What you are asked to do
Quote word for word the lines below, beginning with the first and ending with the one that has "plt.rcParams['font.family'] = ['Liberation". Drop the pictures.
::: Material :::
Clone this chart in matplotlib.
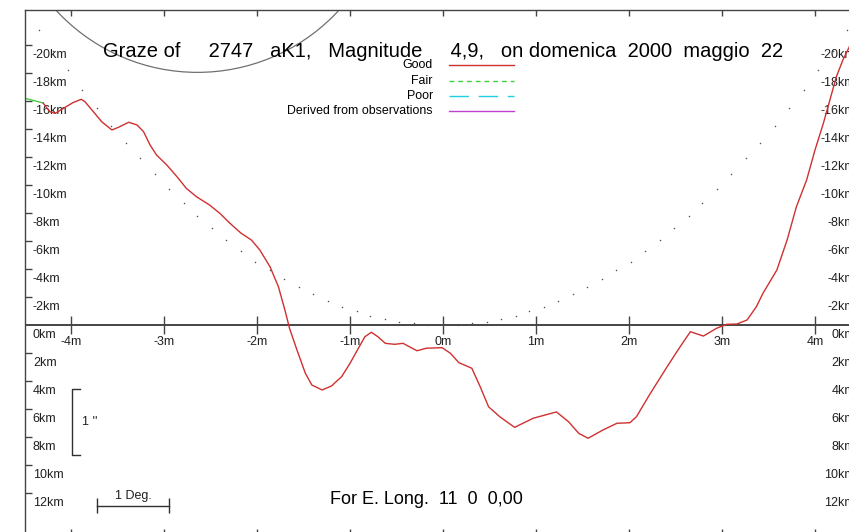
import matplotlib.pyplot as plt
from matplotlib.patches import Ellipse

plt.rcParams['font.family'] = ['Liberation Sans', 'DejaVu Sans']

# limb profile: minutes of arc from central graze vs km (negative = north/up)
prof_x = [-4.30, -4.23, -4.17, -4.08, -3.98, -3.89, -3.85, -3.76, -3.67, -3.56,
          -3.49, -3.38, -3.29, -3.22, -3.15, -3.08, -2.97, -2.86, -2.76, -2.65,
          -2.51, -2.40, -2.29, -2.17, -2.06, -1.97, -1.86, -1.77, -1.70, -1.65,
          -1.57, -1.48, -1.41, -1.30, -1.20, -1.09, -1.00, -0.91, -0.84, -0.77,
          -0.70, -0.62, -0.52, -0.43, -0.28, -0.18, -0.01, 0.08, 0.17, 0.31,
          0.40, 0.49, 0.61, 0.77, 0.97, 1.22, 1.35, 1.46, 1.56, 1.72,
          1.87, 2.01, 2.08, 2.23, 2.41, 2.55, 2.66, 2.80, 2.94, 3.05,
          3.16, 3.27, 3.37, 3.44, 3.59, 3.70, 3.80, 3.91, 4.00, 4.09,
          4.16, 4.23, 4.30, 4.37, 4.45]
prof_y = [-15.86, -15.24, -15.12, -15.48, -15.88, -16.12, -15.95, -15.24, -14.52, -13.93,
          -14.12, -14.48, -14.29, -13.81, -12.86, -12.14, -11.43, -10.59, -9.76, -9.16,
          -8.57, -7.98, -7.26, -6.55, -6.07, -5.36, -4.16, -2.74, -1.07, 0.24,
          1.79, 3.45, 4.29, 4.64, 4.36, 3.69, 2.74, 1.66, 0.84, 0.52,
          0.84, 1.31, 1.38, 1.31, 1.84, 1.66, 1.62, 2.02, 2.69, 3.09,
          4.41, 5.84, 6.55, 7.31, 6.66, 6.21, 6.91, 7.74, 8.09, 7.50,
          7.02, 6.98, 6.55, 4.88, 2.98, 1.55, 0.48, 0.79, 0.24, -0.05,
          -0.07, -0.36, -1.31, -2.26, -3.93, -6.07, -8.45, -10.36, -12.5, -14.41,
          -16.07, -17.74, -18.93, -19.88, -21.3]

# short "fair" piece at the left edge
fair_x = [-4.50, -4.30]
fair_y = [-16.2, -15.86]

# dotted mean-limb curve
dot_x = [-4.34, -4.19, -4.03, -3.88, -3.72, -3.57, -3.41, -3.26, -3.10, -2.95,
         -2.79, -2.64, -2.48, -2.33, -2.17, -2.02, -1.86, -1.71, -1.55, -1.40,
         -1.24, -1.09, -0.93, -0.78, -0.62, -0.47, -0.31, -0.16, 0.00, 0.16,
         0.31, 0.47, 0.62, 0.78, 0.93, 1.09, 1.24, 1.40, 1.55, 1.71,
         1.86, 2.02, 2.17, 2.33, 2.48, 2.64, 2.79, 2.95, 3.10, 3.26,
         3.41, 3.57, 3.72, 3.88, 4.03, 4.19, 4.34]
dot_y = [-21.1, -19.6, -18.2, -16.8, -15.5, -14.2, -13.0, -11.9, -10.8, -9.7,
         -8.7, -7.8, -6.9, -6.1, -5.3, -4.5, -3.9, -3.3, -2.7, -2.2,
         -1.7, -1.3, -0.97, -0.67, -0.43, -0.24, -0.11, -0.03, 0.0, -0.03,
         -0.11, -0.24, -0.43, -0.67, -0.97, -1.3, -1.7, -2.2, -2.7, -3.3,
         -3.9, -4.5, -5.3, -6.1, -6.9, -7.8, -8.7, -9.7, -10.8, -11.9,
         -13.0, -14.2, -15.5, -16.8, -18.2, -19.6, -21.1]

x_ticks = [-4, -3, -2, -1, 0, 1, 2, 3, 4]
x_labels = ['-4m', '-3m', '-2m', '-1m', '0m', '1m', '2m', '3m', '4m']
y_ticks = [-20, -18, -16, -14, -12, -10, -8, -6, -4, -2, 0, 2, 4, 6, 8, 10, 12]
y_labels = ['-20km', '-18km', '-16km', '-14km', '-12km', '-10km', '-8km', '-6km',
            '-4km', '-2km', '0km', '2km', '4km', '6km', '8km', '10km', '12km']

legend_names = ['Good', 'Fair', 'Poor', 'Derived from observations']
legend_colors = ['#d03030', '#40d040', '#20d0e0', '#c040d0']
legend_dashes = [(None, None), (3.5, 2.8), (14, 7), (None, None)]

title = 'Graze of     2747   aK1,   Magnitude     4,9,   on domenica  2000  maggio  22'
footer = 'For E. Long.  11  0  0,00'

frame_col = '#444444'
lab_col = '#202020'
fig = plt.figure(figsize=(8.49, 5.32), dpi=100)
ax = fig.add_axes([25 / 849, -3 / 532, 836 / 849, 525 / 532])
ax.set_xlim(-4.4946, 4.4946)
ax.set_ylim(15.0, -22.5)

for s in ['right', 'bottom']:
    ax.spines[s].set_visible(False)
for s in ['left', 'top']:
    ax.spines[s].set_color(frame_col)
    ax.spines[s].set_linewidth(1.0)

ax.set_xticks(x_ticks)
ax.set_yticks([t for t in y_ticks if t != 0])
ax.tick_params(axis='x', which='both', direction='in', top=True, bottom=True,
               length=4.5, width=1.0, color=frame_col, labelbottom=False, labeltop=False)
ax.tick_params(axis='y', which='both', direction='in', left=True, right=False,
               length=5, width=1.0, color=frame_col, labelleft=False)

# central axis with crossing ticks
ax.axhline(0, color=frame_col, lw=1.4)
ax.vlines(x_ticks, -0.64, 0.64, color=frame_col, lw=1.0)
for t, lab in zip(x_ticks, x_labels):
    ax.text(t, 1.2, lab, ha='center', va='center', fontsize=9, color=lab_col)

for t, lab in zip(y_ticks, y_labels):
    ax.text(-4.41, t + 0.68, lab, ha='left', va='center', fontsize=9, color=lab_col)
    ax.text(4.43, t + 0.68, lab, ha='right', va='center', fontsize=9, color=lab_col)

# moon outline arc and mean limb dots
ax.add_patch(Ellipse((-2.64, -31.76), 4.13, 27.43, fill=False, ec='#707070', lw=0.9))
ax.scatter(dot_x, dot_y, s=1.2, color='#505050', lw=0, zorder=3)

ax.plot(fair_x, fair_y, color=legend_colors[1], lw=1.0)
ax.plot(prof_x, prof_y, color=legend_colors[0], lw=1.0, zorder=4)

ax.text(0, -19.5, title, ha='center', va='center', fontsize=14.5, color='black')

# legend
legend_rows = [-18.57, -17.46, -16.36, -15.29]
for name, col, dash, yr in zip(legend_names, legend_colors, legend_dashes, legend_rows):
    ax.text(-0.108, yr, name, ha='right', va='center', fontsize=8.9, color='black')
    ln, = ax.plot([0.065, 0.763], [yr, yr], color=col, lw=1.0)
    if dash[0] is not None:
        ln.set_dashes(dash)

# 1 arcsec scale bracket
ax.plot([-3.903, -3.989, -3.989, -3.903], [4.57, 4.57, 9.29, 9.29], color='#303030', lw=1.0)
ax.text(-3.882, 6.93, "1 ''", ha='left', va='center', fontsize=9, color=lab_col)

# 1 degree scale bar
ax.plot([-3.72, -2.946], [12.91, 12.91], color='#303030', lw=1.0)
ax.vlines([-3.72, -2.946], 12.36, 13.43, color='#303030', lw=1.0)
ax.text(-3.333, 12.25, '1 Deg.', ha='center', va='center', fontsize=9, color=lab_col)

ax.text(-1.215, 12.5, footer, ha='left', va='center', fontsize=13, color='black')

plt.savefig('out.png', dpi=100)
:::
Answer for this exercise
Clone this chart in matplotlib.
import matplotlib.pyplot as plt
from matplotlib.patches import Ellipse

plt.rcParams['font.family'] = ['Liberation Sans', 'DejaVu Sans']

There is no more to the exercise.